There is a class of problems that I noticed comes up again and again in various scenarios. Abstractly, you can formulate it like this: given a time limit, how much time should you spend increasing your production capacity, and then how much time should you use your production capacity to produce utility? Let's take a look at two version of this problem:
You have N days. You start with a production capacity C=0 and accumulated utility U=0. Each day you can either: 1) increase your production capacity (C=C+1) or 2) use your current production capacity to produce utility (U=U+C).
Question: On what days should you increase your production, and on what days should you produce utility to maximize total accumulated utility at the end of the N days?

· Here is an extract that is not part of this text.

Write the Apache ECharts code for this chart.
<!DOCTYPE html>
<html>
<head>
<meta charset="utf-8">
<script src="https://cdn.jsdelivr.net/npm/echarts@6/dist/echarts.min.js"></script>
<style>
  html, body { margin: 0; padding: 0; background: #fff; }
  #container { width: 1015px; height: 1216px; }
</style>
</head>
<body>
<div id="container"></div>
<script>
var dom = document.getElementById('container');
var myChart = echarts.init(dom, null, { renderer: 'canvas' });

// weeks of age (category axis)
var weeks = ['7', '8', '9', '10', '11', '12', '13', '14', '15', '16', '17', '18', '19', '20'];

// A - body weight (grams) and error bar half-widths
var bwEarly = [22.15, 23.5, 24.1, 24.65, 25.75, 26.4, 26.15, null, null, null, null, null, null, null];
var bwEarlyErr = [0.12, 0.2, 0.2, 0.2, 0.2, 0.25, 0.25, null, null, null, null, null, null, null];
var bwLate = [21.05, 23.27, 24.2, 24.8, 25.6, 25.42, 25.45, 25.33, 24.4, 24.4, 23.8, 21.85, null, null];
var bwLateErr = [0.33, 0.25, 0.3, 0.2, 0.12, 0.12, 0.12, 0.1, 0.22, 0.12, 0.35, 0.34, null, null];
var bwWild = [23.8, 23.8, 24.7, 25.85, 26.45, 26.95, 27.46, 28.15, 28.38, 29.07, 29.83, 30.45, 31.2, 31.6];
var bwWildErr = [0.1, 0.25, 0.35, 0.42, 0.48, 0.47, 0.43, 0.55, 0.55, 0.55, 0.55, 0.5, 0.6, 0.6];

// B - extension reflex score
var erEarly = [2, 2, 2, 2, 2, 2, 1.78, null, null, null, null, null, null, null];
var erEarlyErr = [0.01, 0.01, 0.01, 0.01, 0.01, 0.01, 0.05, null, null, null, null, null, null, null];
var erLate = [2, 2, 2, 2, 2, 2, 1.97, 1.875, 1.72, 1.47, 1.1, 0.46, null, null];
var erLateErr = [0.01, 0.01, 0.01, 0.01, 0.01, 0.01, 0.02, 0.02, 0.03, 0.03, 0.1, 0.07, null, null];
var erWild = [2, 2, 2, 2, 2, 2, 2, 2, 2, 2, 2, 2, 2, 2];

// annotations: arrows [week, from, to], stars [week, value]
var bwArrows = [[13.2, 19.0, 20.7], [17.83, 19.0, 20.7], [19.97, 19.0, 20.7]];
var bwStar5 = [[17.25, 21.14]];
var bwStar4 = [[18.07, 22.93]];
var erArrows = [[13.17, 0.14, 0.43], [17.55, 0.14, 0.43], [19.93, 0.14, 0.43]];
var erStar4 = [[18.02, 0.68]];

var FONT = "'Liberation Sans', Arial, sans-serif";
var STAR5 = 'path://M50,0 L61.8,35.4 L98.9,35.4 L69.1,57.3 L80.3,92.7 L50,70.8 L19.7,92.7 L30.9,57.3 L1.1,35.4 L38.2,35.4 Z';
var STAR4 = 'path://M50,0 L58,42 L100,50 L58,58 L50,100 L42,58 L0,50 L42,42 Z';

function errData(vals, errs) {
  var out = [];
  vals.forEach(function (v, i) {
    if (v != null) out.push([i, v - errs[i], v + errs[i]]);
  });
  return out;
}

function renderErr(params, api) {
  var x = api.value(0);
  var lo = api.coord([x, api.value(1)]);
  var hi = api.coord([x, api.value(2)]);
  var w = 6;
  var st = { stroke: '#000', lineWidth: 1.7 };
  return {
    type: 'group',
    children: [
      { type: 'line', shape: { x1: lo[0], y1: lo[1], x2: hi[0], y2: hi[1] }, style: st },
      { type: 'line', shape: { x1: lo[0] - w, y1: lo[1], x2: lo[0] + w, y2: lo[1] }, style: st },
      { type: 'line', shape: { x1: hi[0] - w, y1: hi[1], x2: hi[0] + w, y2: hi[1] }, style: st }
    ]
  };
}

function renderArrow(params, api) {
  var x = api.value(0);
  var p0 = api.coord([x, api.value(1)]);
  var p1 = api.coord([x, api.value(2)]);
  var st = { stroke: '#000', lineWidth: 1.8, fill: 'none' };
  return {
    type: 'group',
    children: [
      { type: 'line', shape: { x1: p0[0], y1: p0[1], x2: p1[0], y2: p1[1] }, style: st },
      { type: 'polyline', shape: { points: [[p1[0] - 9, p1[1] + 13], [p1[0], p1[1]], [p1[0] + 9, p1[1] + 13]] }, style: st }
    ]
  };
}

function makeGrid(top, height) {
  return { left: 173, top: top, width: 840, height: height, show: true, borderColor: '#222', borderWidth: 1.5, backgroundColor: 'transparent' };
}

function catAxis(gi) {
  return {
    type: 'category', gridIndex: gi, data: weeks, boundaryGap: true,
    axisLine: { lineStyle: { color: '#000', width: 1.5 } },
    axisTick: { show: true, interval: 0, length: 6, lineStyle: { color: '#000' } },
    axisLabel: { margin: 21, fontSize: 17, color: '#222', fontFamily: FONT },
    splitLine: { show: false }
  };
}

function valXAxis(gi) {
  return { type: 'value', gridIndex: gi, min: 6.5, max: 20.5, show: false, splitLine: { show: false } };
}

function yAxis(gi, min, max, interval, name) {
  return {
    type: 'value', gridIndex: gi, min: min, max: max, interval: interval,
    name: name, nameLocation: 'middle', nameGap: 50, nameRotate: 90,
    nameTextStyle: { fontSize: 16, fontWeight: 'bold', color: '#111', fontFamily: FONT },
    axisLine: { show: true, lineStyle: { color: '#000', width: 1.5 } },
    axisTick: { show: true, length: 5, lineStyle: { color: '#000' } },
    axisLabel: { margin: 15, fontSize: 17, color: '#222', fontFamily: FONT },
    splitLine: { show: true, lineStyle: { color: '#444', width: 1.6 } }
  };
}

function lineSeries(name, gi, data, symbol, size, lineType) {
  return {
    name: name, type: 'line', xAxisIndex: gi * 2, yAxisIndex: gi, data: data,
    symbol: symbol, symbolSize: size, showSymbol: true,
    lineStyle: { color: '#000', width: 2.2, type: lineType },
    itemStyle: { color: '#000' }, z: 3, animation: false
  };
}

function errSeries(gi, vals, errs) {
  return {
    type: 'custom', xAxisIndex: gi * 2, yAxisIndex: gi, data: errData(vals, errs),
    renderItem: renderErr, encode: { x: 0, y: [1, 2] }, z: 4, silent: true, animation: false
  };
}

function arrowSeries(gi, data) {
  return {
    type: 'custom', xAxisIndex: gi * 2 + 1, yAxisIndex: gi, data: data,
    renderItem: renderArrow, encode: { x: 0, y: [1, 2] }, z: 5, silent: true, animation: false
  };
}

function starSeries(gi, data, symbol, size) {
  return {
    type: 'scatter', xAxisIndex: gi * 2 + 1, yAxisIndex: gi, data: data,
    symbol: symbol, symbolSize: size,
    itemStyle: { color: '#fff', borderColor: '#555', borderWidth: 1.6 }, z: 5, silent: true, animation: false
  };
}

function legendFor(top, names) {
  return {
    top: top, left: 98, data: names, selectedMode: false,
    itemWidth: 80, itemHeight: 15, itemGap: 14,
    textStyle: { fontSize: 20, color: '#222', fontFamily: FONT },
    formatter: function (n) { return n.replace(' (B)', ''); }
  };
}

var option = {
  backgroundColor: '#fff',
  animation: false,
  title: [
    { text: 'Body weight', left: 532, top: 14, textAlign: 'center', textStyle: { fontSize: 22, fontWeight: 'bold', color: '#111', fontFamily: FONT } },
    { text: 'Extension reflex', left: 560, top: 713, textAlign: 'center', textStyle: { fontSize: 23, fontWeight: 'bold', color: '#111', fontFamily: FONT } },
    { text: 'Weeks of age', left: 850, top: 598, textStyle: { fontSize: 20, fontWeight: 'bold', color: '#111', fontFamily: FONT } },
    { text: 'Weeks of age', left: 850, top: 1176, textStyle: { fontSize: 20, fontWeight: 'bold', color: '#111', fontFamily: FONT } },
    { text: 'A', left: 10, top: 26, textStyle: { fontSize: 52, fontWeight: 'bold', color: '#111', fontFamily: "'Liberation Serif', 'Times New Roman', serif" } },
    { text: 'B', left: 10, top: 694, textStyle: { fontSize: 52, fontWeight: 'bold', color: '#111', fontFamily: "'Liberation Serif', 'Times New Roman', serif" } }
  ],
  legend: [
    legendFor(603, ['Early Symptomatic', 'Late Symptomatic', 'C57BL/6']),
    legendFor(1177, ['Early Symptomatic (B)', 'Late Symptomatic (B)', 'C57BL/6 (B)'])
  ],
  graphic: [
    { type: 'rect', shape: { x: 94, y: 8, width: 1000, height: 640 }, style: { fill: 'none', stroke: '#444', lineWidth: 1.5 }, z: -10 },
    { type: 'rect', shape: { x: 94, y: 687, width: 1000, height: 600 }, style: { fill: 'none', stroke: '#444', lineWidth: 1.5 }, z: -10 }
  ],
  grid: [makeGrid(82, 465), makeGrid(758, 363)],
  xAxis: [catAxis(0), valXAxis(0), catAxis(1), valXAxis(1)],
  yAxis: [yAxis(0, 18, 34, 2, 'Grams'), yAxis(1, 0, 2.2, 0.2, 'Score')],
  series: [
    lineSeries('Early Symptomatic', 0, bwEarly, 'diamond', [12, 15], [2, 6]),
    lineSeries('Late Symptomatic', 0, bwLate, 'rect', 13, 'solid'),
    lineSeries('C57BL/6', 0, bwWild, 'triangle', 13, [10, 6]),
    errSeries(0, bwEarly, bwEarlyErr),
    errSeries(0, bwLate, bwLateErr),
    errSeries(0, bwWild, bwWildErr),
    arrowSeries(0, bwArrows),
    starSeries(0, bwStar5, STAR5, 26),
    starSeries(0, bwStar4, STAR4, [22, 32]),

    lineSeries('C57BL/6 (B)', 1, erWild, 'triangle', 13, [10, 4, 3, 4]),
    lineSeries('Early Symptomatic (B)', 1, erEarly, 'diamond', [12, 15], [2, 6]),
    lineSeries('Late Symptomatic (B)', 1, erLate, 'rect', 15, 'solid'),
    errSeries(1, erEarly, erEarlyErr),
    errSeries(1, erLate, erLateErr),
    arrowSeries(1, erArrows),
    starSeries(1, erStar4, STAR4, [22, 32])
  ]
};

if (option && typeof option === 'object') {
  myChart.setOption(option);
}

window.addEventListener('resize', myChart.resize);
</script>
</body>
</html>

It's trivial to prove that the optimal solution looks like increasing capacity for T days, and then switching to producing utility for N-T days. What is T? In this case it's really straight-forward to figure it out. We can compute final utility as U(T)=(N-T)*T. The maximum is at T=N/2. So, you should spend the first half increasing your production and the second half producing utility. Interesting...
You have N days. You start with a production capacity C=1 and accumulated utility U=0. Each day you can either: 1) increase your production capacity by a factor F (C=C*F), where F>1 or 2) use your current production capacity to produce utility (U=U+C).
Same question. Now the final utility is U(T)=F^T*(N-T). Doing basic calculus, we find the optimal T=max(0, N-1/ln(F)). A few interesting points you can take a way from this solution:
1) If your growth factor F is not large enough, you might have to stick with your original production capacity of 1 and never increase it. E.g. F=1.01 and N=100, where optimal T=max(0,-0.499171).
2) The bigger the N, the lower growth factor you can accept as being useful, i.e. T>0.
Questions for you: where have you seen these types of problems come up in your life? Is this a known class of problems?